В день 29 ноября, когда у Жанны Эбютерн родилась дочь, Лолотта проснулась не от страха и слёз, а потому что на улице кто-то кричал её имя.
Она занимала квартирку в верхнем этаже, – бывшие комнаты прислуги, скошенные потолки, окно падает вниз, как нож гильотины. День был очень холодным – пока Моди с семейством нежился на солнышке Ниццы, в Париже стояла такая лютая осень, что зимы бывают краше. Разумеется, Лолотта не открывала окон на ночь, и потому слышала свое имя как будто на расстоянии. Кричит кто-то, и пусть себе кричит: мало ли какую Лолотту зовут. А человек вдруг возьми и выкрикни её фамилию. Здесь ли, дескать, проживает, и в каком номере? Консьерж, видать, отлучился, но это же не повод орать, как деревенскому петуху.
– У меня к вам дело!
Лолотта рванула раму кверху. На тротуаре – приличный мужчина в хорошем костюме. Не из красавцев, лицо бледное, длинное: это она даже сверху приметила.
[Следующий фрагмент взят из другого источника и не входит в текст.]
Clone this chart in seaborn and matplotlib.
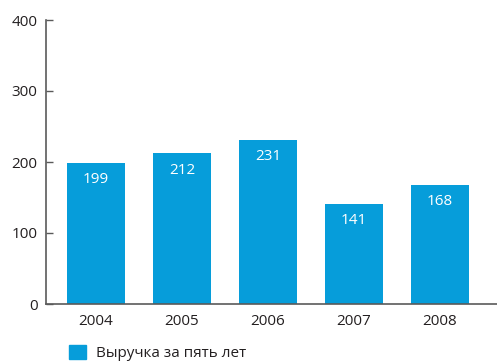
import matplotlib
matplotlib.use("Agg")
import matplotlib.pyplot as plt
import seaborn as sns
import pandas as pd

years = ["2004", "2005", "2006", "2007", "2008"]
revenue = [199, 212, 231, 141, 168]
series_name = "Выручка за пять лет"
y_ticks = [0, 100, 200, 300, 400]

sns.set_style("white")
plt.rcParams["font.family"] = ["Open Sans", "DejaVu Sans"]

bar_color = "#069DDA"
axis_color = "#5a5a5a"
text_color = "#231f20"

df = pd.DataFrame({"year": years, "revenue": revenue})

fig = plt.figure(figsize=(4.97, 3.63), dpi=100)
ax = fig.add_axes([46 / 497, 59 / 363, 451 / 497, 284 / 363])

sns.barplot(data=df, x="year", y="revenue", color=bar_color, width=0.674,
            saturation=1, linewidth=0, ax=ax, legend=False)

for i, v in enumerate(revenue):
    ax.annotate(str(v), (i, v), xytext=(0, -12), textcoords="offset points",
                ha="center", va="center", color="white", fontsize=11)

ax.set_ylim(0, 400)
ax.set_xlim(-0.581, 4.663)
ax.set_yticks(y_ticks)
ax.set_xlabel("")
ax.set_ylabel("")

for side in ("top", "right"):
    ax.spines[side].set_visible(False)
for side in ("left", "bottom"):
    ax.spines[side].set_color(axis_color)
    ax.spines[side].set_linewidth(1.2)

ax.tick_params(axis="y", direction="in", length=5, width=1, color=axis_color,
               labelsize=11, labelcolor=text_color, pad=6, left=True)
ax.tick_params(axis="x", length=0, labelsize=11, labelcolor=text_color, pad=7)

handles = [plt.Rectangle((0, 0), 1, 1, color=bar_color)]
fig.legend(handles, [series_name], loc="center left",
           bbox_to_anchor=(55 / 497, 1 - 353 / 363), frameon=False,
           handlelength=1.1, handleheight=1.1, handletextpad=0.7,
           fontsize=11, labelcolor=text_color)

fig.savefig("out.png", dpi=100)
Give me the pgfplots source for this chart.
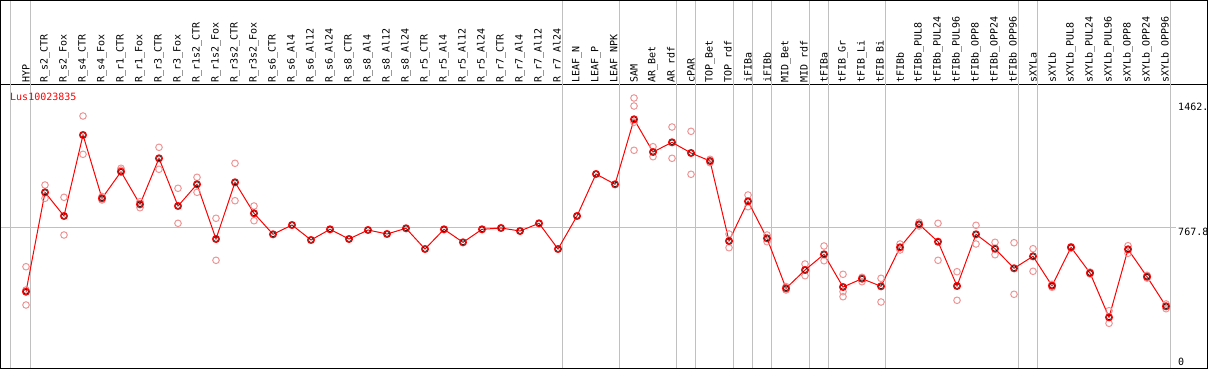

Лолотта, вообще, приметливая.
– Поднимитесь через четверть часа! – велела она, тряхнув волосами, как «прекрасная Отеро».
Брызнула в лицо водой, спрятала деньги в ларец. На кровать – покрывало, в рот – конфет из бонбоньерки, что принес вчера Чётный. Руками пригладила волосы, груди спрятала под рубашкой, потом все-таки выпустила частично наружу. Намек, обещание, тайна, продолжение следует, как пишут в «Ревю де Пари». За ушами – маленькими, но мясистыми, – провела хрустальной пробкой от La Rose Jacqueminot. Хрусталь оказался ледяным, Лолотта вздрогнула. Ей все ещё мерещился сигарный запах усов Чётного, поэтому она провела ледяной пробкой между грудями, как будто разделяя их. Мысль, которая пришла ей в голову при этом будничном действии, оказались такой похабной, что Лолотта сама собой возмутилась. Кажется, не ей жаловаться на одиночество!